The Nano-Scale BaTiO3/Glass Nanocomposites were developed in this study to explore the possibility of further improving energy storage density of BaTiO3/glass composites by controlling BaTiO3 grain size at the nanometer scale. In order to achieve uniform distribution, a core-shell nano-scale mixing technique was utilized to fabricate BaTiO3/glass core-shell nanocomposite. With designed glass composition (65Bi2O3-20B2O3-15SiO2), the nanocomposite was sintered to high densification (99%) under low sintering temperature at 900°C without any noticeable grain growth. Also, by the use of nano-scale BaTiO3, benefit of thin film sample preparation was realized. As a result, the nanocomposite exhibited a high dielectric breakdown strength (>1 MV/cm) and postponed polarization saturation, which are beneficial to energy storage improvement. The highest energy storage density obtained in the core-shell nanocomposite was 10 J/cm3 at 1 MV/cm, which is promising for high energy storage capacitor applications.

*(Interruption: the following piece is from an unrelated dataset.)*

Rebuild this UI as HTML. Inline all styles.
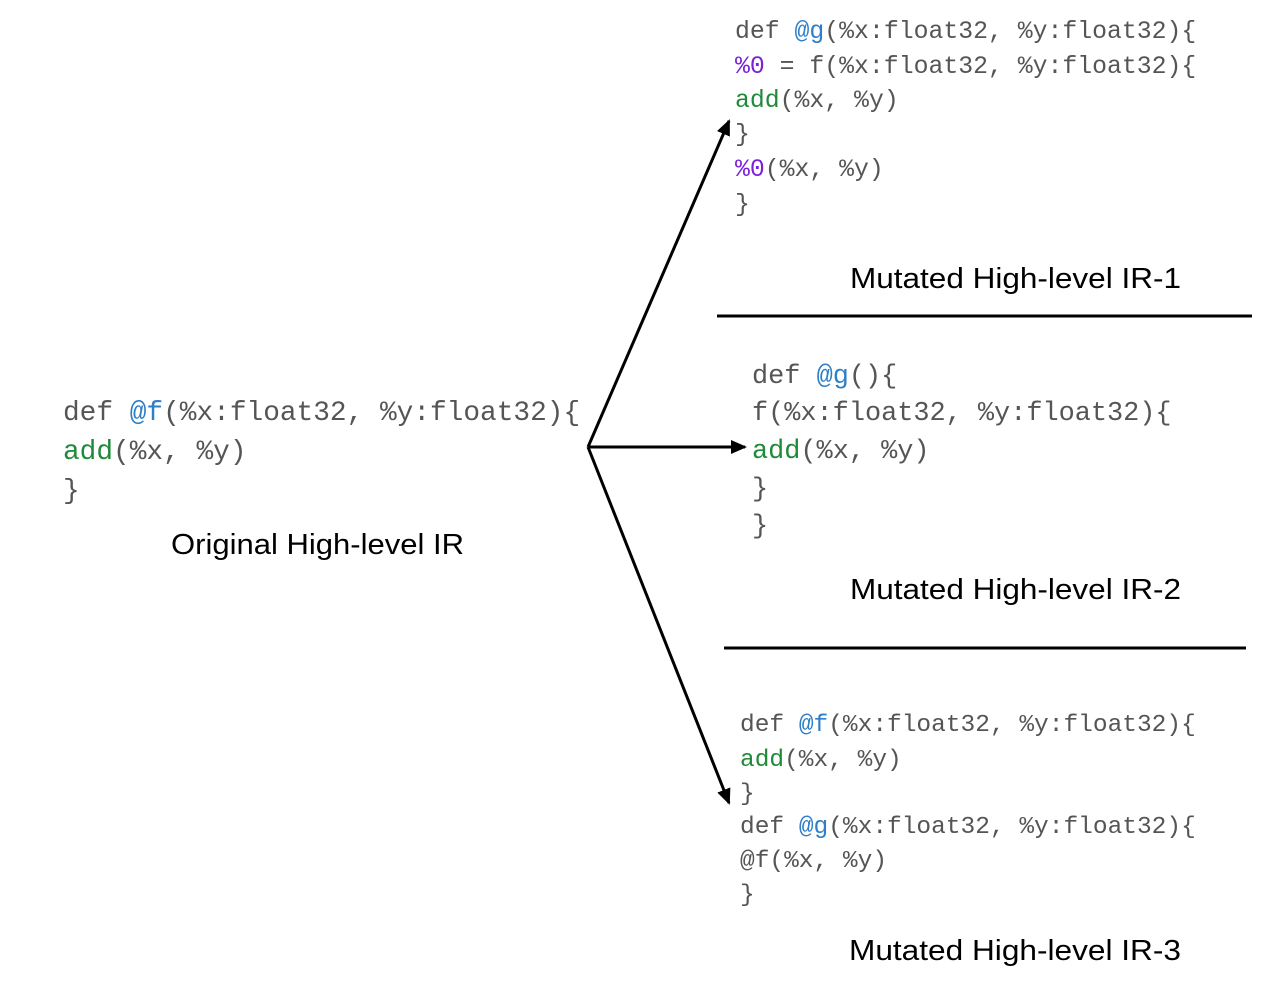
<!DOCTYPE html>
<html><head><meta charset="utf-8"><style>
html,body{margin:0;padding:0;background:#fff;}
svg{display:block}
.m{font-family:"Liberation Mono",monospace;fill:#555;}
.s{font-family:"Liberation Sans",sans-serif;fill:#000;font-size:29px;}
.b{fill:#2f7fc8}.g{fill:#1f8a3a}.p{fill:#7a22d6}
</style></head><body>
<svg width="1262" height="996" viewBox="0 0 1262 996" xmlns="http://www.w3.org/2000/svg" xml:space="preserve">
<defs><marker id="a" markerWidth="10" markerHeight="10" refX="8" refY="5" orient="auto" markerUnits="userSpaceOnUse"><path d="M0,0 L10,5 L0,10 z" fill="#000"/></marker>
<marker id="h" viewBox="0 0 16 14" markerWidth="16" markerHeight="14" refX="14" refY="7" orient="auto" markerUnits="userSpaceOnUse"><path d="M0,0 L16,7 L0,14 z" fill="#000"/></marker></defs>

<!-- left code -->
<g class="m" font-size="27.8">
<text x="63" y="420">def <tspan class="b">@f</tspan>(%x:float32, %y:float32){</text>
<text x="63" y="459">  <tspan class="g">add</tspan>(%x, %y)</text>
<text x="63" y="498">}</text>
</g>
<text class="s" x="171" y="554" textLength="293" lengthAdjust="spacingAndGlyphs">Original High-level IR</text>

<!-- arrows -->
<g stroke="#000" stroke-width="3" fill="none">
<line x1="588" y1="447" x2="729" y2="121" marker-end="url(#h)"/>
<line x1="588" y1="447" x2="745" y2="447" marker-end="url(#h)"/>
<line x1="588" y1="447" x2="729" y2="803" marker-end="url(#h)"/>
<line x1="717" y1="316" x2="1252" y2="316"/>
<line x1="724" y1="648" x2="1246" y2="648"/>
</g>

<!-- top code -->
<g class="m" font-size="24.8">
<text x="735" y="38">def <tspan class="b">@g</tspan>(%x:float32, %y:float32){</text>
<text x="735" y="73">  <tspan class="p">%0</tspan> = f(%x:float32, %y:float32){</text>
<text x="735" y="107">    <tspan class="g">add</tspan>(%x, %y)</text>
<text x="735" y="141">  }</text>
<text x="735" y="176">  <tspan class="p">%0</tspan>(%x, %y)</text>
<text x="735" y="211">}</text>
</g>
<text class="s" x="850" y="288" textLength="331" lengthAdjust="spacingAndGlyphs">Mutated High-level IR-1</text>

<!-- middle code -->
<g class="m" font-size="26.9">
<text x="752" y="383">def <tspan class="b">@g</tspan>(){</text>
<text x="752" y="420">  f(%x:float32, %y:float32){</text>
<text x="752" y="458">    <tspan class="g">add</tspan>(%x, %y)</text>
<text x="752" y="496">  }</text>
<text x="752" y="533">}</text>
</g>
<text class="s" x="850" y="599" textLength="331" lengthAdjust="spacingAndGlyphs">Mutated High-level IR-2</text>

<!-- bottom code -->
<g class="m" font-size="24.5">
<text x="740" y="731">def <tspan class="b">@f</tspan>(%x:float32, %y:float32){</text>
<text x="740" y="766">  <tspan class="g">add</tspan>(%x, %y)</text>
<text x="740" y="800">}</text>
<text x="740" y="833">def <tspan class="b">@g</tspan>(%x:float32, %y:float32){</text>
<text x="740" y="867">  @f(%x, %y)</text>
<text x="740" y="901">}</text>
</g>
<text class="s" x="849" y="960" textLength="332" lengthAdjust="spacingAndGlyphs">Mutated High-level IR-3</text>
</svg>
</body></html>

The Micron-Scale BaTiO3/Glass Composites were investigated to examine the trade-off effect of glass additive on the energy storage performance of BaTiO3. In spite of the dilution effect, the glass additive led to a dielectric breakdown strength improvement (up to 400 kV/cm) and a shift of the polarization saturation to higher electric field, which contributed to a higher energy storage density. It was found that 20 wt% glass-added BaTiO3 composite exhibited the highest energy storage density of 1.3 J/cm3, which is over 10 times that of pure BaTiO3.

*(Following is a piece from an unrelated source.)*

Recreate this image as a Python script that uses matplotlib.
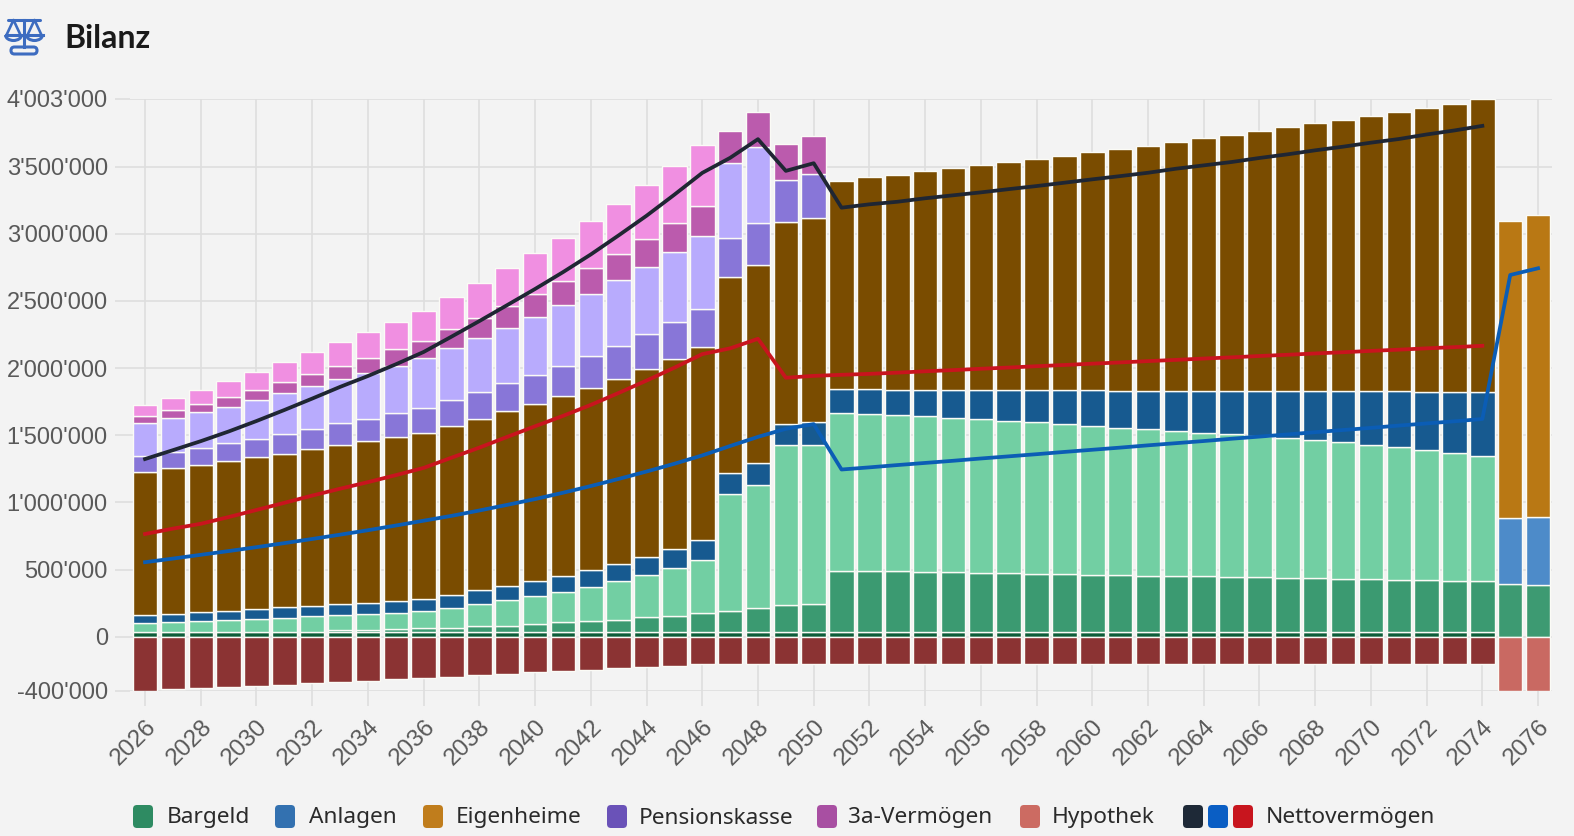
import numpy as np
import matplotlib.pyplot as plt
from matplotlib.patches import FancyBboxPatch, Arc

K = 1000  # Werte unten in Tausend CHF

years = np.arange(2026, 2075)
late_years = np.array([2075, 2076])

# Stapel 2026-2074 (von unten nach oben)
cash_dark = [38, 38, 38, 38, 38, 38, 38, 38, 38, 38,
             38, 38, 38, 38, 38, 38, 38, 38, 38, 38,
             38, 38, 38, 38, 38, 38, 38, 38, 38, 38,
             38, 38, 38, 38, 38, 38, 38, 38, 38, 38,
             38, 38, 38, 38, 38, 38, 38, 38, 38]
cash_mid = [0, 0, 0, 0, 0, 0, 0, 10, 15, 20,
            25, 30, 40, 45, 60, 70, 77, 90, 107, 120,
            139, 157, 179, 202, 207,
            455, 452, 448, 445, 441, 438, 435, 431, 428, 424,
            421, 418, 414, 411, 407, 404, 401, 397, 394, 390,
            387, 384, 380, 377]
invest_light = [64, 69, 76, 84, 94, 104, 114, 112, 116, 120,
                126, 146, 168, 193, 208, 228, 256, 288, 318, 355,
                398, 871, 915, 1184, 1185,
                1175, 1168, 1164, 1160, 1151, 1142, 1133, 1127, 1117, 1106,
                1097, 1088, 1079, 1069, 1061, 1052, 1042, 1029, 1015, 1001,
                984, 967, 949, 933]
invest_dark = [62, 65, 67, 70, 75, 77, 80, 84, 83, 86,
               93, 97, 100, 105, 110, 120, 127, 129, 132, 142,
               144, 152, 160, 157, 165,
               174, 183, 190, 196, 208, 220, 231, 240, 252, 266,
               277, 288, 301, 313, 324, 335, 347, 364, 380, 397,
               417, 436, 458, 476]
home = [1066, 1083, 1100, 1115, 1128, 1145, 1162, 1182, 1202, 1220,
        1236, 1258, 1276, 1296, 1314, 1334, 1353, 1374, 1396, 1415,
        1437, 1458, 1474, 1503, 1521,
        1552, 1578, 1598, 1625, 1648, 1670, 1695, 1719, 1745, 1771,
        1796, 1822, 1852, 1878, 1904, 1935, 1963, 1993, 2021, 2052,
        2079, 2114, 2144, 2179]
pk_dark = [112, 119, 126, 133, 140, 148, 155, 162, 170, 178,
           186, 194, 203, 211, 221, 229, 239, 249, 261, 274,
           286, 293, 311, 317, 331,
           0, 0, 0, 0, 0, 0, 0, 0, 0, 0,
           0, 0, 0, 0, 0, 0, 0, 0, 0, 0,
           0, 0, 0, 0]
pk_light = [246, 254, 263, 273, 285, 299, 315, 330, 343, 357,
            370, 384, 399, 414, 430, 447, 465, 484, 502, 520,
            538, 556, 571, 0, 0,
            0, 0, 0, 0, 0, 0, 0, 0, 0, 0,
            0, 0, 0, 0, 0, 0, 0, 0, 0, 0,
            0, 0, 0, 0]
s3a_dark = [53, 58, 65, 73, 80, 86, 93, 101, 110, 120,
            130, 141, 150, 161, 172, 181, 190, 200, 208, 218,
            229, 240, 256, 267, 278,
            0, 0, 0, 0, 0, 0, 0, 0, 0, 0,
            0, 0, 0, 0, 0, 0, 0, 0, 0, 0,
            0, 0, 0, 0]
s3a_light = [82, 95, 105, 117, 132, 147, 162, 177, 190, 205,
             222, 242, 262, 282, 302, 323, 347, 372, 398, 424,
             449, 0, 0, 0, 0,
             0, 0, 0, 0, 0, 0, 0, 0, 0, 0,
             0, 0, 0, 0, 0, 0, 0, 0, 0, 0,
             0, 0, 0, 0]
mortgage = [-400, -392, -384, -375, -366, -356, -346, -336, -326, -316,
            -306, -296, -286, -276, -266, -256, -246, -236, -226, -215,
            -205, -200, -200, -200, -200,
            -200, -200, -200, -200, -200, -200, -200, -200, -200, -200,
            -200, -200, -200, -200, -200, -200, -200, -200, -200, -200,
            -200, -200, -200, -200]

# Stapel 2075-2076
cash_late = [395, 382]
invest_late = [486, 513]
home_late = [2212, 2248]
mortgage_late = [-400, -400]

# Nettovermoegen je Linie
net_red = [765, 805, 841, 891, 944, 997, 1051, 1102, 1151, 1203,
           1257, 1333, 1408, 1488, 1567, 1644, 1726, 1815, 1907, 2003,
           2104, 2147, 2218, 1928, 1942, 1950,
           1957, 1966, 1976, 1985, 1995, 2004, 2014, 2023, 2033, 2042,
           2052, 2061, 2071, 2080, 2090, 2099, 2109, 2118, 2128, 2137,
           2147, 2156, 2166]
net_blue = [555, 582, 610, 638, 667, 697, 728, 760, 793, 828,
            864, 900, 940, 982, 1025, 1072, 1122, 1175, 1230, 1288,
            1350, 1420, 1488, 1548, 1583,
            1245, 1261, 1278, 1294, 1310, 1327, 1343, 1359, 1376, 1392,
            1408, 1425, 1441, 1457, 1474, 1490, 1506, 1523, 1539, 1555,
            1572, 1588, 1604, 1621,
            2693, 2743]

yticks = [-400000, 0, 500000, 1000000, 1500000, 2000000,
          2500000, 3000000, 3500000, 4003000]

BG = '#f3f3f3'
GRID = '#dedede'

fig = plt.figure(figsize=(15.74, 8.36), dpi=100)
fig.patch.set_facecolor(BG)
ax = fig.add_axes([130/1574, (836-690.5)/836, 1422/1574, 591.5/836])
ax.set_facecolor(BG)

W = 0.88
EDGE = dict(edgecolor='#fbfbf6', linewidth=1.0, zorder=2)


def stack(ax, xs, layers):
    bottom = np.zeros(len(xs))
    for vals, col in layers:
        v = np.array(vals, float) * K
        ax.bar(xs, np.where(v > 0, v, np.nan), W, bottom=bottom, color=col, **EDGE)
        bottom += v
    return bottom


main_layers = [(cash_dark, '#0d5d39'), (cash_mid, '#3b9a71'),
               (invest_light, '#72cfa3'), (invest_dark, '#175a90'),
               (home, '#7a4c00'), (pk_dark, '#8876d8'),
               (pk_light, '#b8abfd'), (s3a_dark, '#bb5bad'),
               (s3a_light, '#f08fe1')]
total_pos = stack(ax, years, main_layers)
ax.bar(years, np.array(mortgage) * K, W, color='#8b3333', **EDGE)

stack(ax, late_years, [(cash_late, '#3d9a72'), (invest_late, '#4d8bc9'),
                       (home_late, '#b97814')])
ax.bar(late_years, np.array(mortgage_late) * K, W, color='#c96962', **EDGE)

net_total = total_pos + np.array(mortgage) * K
ax.plot(years, net_total, color='#1f2633', lw=2.7, zorder=5)
ax.plot(years, np.array(net_red) * K, color='#c8141e', lw=2.7, zorder=5)
ax.plot(np.concatenate([years, late_years]), np.array(net_blue) * K,
        color='#0b5db5', lw=2.7, zorder=5)

ax.set_xlim(2025.46, 2076.5)
ax.set_ylim(-400000, 4003000)
ax.set_yticks(yticks)
ax.set_yticklabels([f"{v:,}".replace(',', "'") for v in yticks],
                   family='Liberation Sans', fontsize=17, color='#595959')
ax.set_xticks(np.arange(2026, 2077, 2))
ax.set_xticklabels([str(y) for y in range(2026, 2077, 2)], rotation=45,
                   ha='right', va='top', rotation_mode='anchor',
                   family='Liberation Sans', fontsize=17.5, color='#595959')
ax.tick_params(axis='both', length=11, width=1.2, color=GRID)
ax.tick_params(axis='y', pad=5)
ax.tick_params(axis='x', pad=7)
ax.grid(True, color=GRID, lw=1.2)
ax.set_axisbelow(True)
for s in ax.spines.values():
    s.set_visible(False)

# Overlay in Pixelkoordinaten fuer Titel, Icon und Legende
ov = fig.add_axes([0, 0, 1, 1])
ov.set_xlim(0, 1574)
ov.set_ylim(836, 0)
ov.axis('off')

ic = '#3d6cc0'
ov.plot([8, 40], [20, 20], color=ic, lw=2.2, solid_capstyle='round')
ov.plot([24, 24], [20, 47], color=ic, lw=2.2)
ov.add_patch(FancyBboxPatch((11, 47), 26, 7, boxstyle='round,pad=0,rounding_size=3.5',
                            fill=False, edgecolor=ic, lw=2.2))
for cx in (13.5, 34.5):
    ov.plot([cx - 7, cx, cx + 7], [35, 20, 35], color=ic, lw=1.9)
    ov.plot([cx - 8, cx + 8], [35, 35], color=ic, lw=2.2)
    ov.add_patch(Arc((cx, 35), 16, 11, theta1=0, theta2=180, color=ic, lw=2.2))

ov.text(64, 38, 'Bilanz', fontsize=23, weight='bold', family='Lato',
        color='#1a1a1a', va='center', ha='left')

legend_items = [
    (133, 167, ['#2e8b62'], 'Bargeld'),
    (275, 309, ['#3371b0'], 'Anlagen'),
    (423, 456, ['#c07d1c'], 'Eigenheime'),
    (607, 639, ['#6a52b8'], 'Pensionskasse'),
    (817, 848, ['#a84fa2'], '3a-Vermögen'),
    (1020, 1052, ['#cc6b62'], 'Hypothek'),
    (1183, 1266, ['#1e2937', '#0a5ec4', '#c8151e'], 'Nettovermögen'),
]
for sx, tx, cols, label in legend_items:
    for i, c in enumerate(cols):
        ov.add_patch(FancyBboxPatch((sx + i * 25, 805), 20, 23,
                                    boxstyle='round,pad=0,rounding_size=4',
                                    facecolor=c, edgecolor='none'))
    ov.text(tx, 818, label, fontsize=16.3, family='Noto Sans', color='#2a2a2a',
            va='center', ha='left')

fig.savefig('out.png', dpi=100, facecolor=BG)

Energy storage plays an important role in managing the fluctuations in both power generation and user demand. Among various energy storage devices, capacitors offer the highest power density (up to 107 W/kg) and the longest cycling lifetime, which are attractive in high power electronic industry. Nevertheless, the energy storage densities of conventional capacitors are relatively low (10-2 to 10-1 W*hr/kg). Therefore, improving capacitive energy storage density is of great significance to extend the usage of capacitors in future energy storage systems.

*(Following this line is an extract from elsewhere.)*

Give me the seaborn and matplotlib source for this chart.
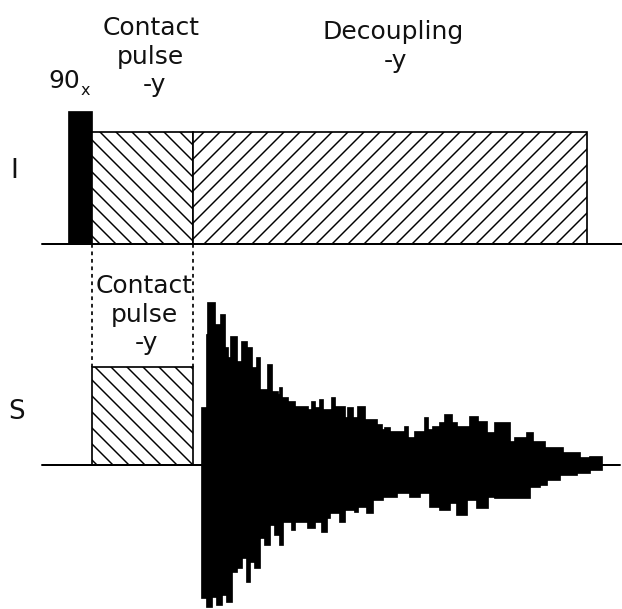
import numpy as np
import pandas as pd
import matplotlib
matplotlib.use("Agg")
import matplotlib.pyplot as plt
from matplotlib.patches import Rectangle
import seaborn as sns

# ---- data (diagram units = pixels, y measured downward) ----
# I channel pulses
i_pulse_names = ["90x", "contact", "decoupling"]
i_pulse_x0 = [69, 92, 193]
i_pulse_x1 = [92, 193, 587]
i_pulse_top = [112, 132, 132]
i_hatch = ["", "\\\\", "//"]
i_baseline = 244

# S channel pulse
s_pulse_x0 = [92]
s_pulse_x1 = [193]
s_pulse_top = [367]
s_baseline = 465

# FID upper envelope: segment edges and amplitudes above baseline
fid_up_t = [202, 207, 208, 215, 221, 225, 228, 231, 237, 242, 247, 252, 257, 260,
            268, 272, 278, 280, 282, 288, 295, 308, 312, 315, 320, 323, 332, 335,
            345, 348, 353, 358, 365, 377, 382, 385, 390, 405, 408, 415, 425, 428,
            433, 440, 445, 452, 457, 470, 478, 487, 495, 510, 515, 527, 533, 545,
            563, 580, 590, 602]
fid_up_a = [57, 130, 162, 140, 150, 117, 107, 128, 103, 123, 117, 97, 107, 75,
            100, 73, 70, 77, 67, 63, 58, 55, 63, 57, 65, 55, 67, 58,
            47, 57, 47, 58, 45, 40, 35, 37, 33, 38, 27, 33, 47, 35,
            38, 42, 50, 42, 38, 48, 43, 32, 42, 23, 27, 32, 23, 17,
            12, 7, 8]
# FID lower envelope: segment edges and amplitudes below baseline
fid_low_t = [202, 207, 212, 217, 222, 227, 232, 237, 242, 247, 250, 255, 260, 265,
             270, 275, 280, 283, 292, 295, 308, 315, 322, 327, 330, 340, 345, 355,
             358, 367, 373, 383, 397, 410, 420, 430, 440, 450, 457, 467, 477, 488,
             495, 510, 530, 540, 547, 560, 577, 590, 602]
fid_low_a = [133, 142, 132, 140, 130, 137, 107, 103, 93, 117, 97, 103, 73, 80,
             60, 70, 80, 57, 65, 57, 63, 57, 67, 53, 48, 57, 45, 47,
             42, 48, 35, 32, 28, 32, 28, 42, 45, 38, 50, 35, 43, 32,
             33, 33, 22, 20, 15, 10, 8, 5]

W, H, DPI = 622, 609, 96
sns.set_style("white")
plt.rcParams["font.family"] = ["DejaVu Sans"]
plt.rcParams["hatch.linewidth"] = 1.1

fig = plt.figure(figsize=(W / DPI, H / DPI), dpi=DPI)
ax = fig.add_axes([0, 0, 1, 1])


def px(v):
    return v * 72 / DPI


lw = px(1.7)

# FID: filled stairs above and below the baseline
up_y = [s_baseline - a for a in fid_up_a]
low_y = [s_baseline + a for a in fid_low_a]
ax.stairs(up_y, fid_up_t, baseline=s_baseline, fill=True, color="black", lw=0)
ax.stairs(low_y, fid_low_t, baseline=s_baseline, fill=True, color="black", lw=0)
ax.stairs(up_y, fid_up_t, baseline=s_baseline, fill=False, color="black", lw=lw)
ax.stairs(low_y, fid_low_t, baseline=s_baseline, fill=False, color="black", lw=lw)

# baselines via seaborn
base = pd.DataFrame({"x": [42, 622, 42, 620],
                     "y": [i_baseline, i_baseline, s_baseline, s_baseline],
                     "ch": ["I", "I", "S", "S"]})
for ch, g in base.groupby("ch"):
    sns.lineplot(data=g, x="x", y="y", color="black", lw=px(2), ax=ax, sort=False)

ax.set_xlim(0, W)
ax.set_ylim(H, 0)
ax.axis("off")

# I pulses
for x0, x1, top, h in zip(i_pulse_x0, i_pulse_x1, i_pulse_top, i_hatch):
    if h == "":
        ax.add_patch(Rectangle((x0, top), x1 - x0, i_baseline - top,
                               facecolor="black", edgecolor="black", lw=lw))
    else:
        ax.add_patch(Rectangle((x0, top), x1 - x0, i_baseline - top,
                               facecolor="white", edgecolor="black", hatch=h, lw=lw))

# S pulse
for x0, x1, top in zip(s_pulse_x0, s_pulse_x1, s_pulse_top):
    ax.add_patch(Rectangle((x0, top), x1 - x0, s_baseline - top,
                           facecolor="white", edgecolor="black", hatch="\\\\", lw=lw))

# dashed guide lines
for xv in [i_pulse_x1[0], i_pulse_x1[1]]:
    ax.plot([xv, xv], [i_baseline, s_pulse_top[0]], color="black", lw=lw,
            ls=(0, (2.2, 2.2)))

fs = px(25)
txt = dict(ha="center", va="baseline", fontsize=fs, color="#111111")
ax.text(151, 35, "Contact", **txt)
ax.text(150, 64, "pulse", **txt)
ax.text(154, 92, "-y", **txt)
ax.text(393, 39, "Decoupling", **txt)
ax.text(395, 68, "-y", **txt)
ax.text(64, 88, "90", **txt)
ax.text(85, 95, "x", ha="center", va="baseline", fontsize=px(16), color="#111111")
ax.text(14, 171, "I", ha="center", va="center", fontsize=px(27), color="#111111")
ax.text(17, 412, "S", ha="center", va="center", fontsize=px(26), color="#111111")
ax.text(144, 293, "Contact", **txt)
ax.text(144, 322, "pulse", **txt)
ax.text(146, 350, "-y", **txt)

fig.savefig("out.png", dpi=DPI)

Capacitors store electrical energy through the polarization of dielectric materials under externally applied electric field. A high-energy storage density requires the dielectric material to possess a high polarization value (high dielectric constant) as well as a high dielectric breakdown strength. Barium titanate (BaTiO3) as a ferroelectric ceramic material exhibits a high polarization value (high dielectric constant), which is desirable for energy storage capacitor application. However, the dielectric breakdown strength of BaTiO3 is relatively low (~100 kV/cm) due to the remnant pores in the sintered body. In order to promote densification of ceramic materials, glass has been used as a sintering agent to introduce viscous flow sintering for reducing porosity. However, the addition of low dielectric constant glass deteriorates the dielectric constant of the composite drastically due to the dilution effect. Thus, glass composition design is very important to alleviate this dilution effect.

In this research, a crystallizable glass was first explored as the sintering agent for barium titanate ceramics. The selected glass with components of BaO and TiO2 can crystallize into BaTiO3-containing glass-ceramics upon a crystallization heat-treatment after the sintering process, which mitigates the dilution effect remarkably. The crystallizable glass is demonstrated to be a new sintering agent candidate for barium titanate ceramics in applications where high dielectric constant is essential. However, the sintering temperature resulted from this crystallizable glass is still high (≥1200°C).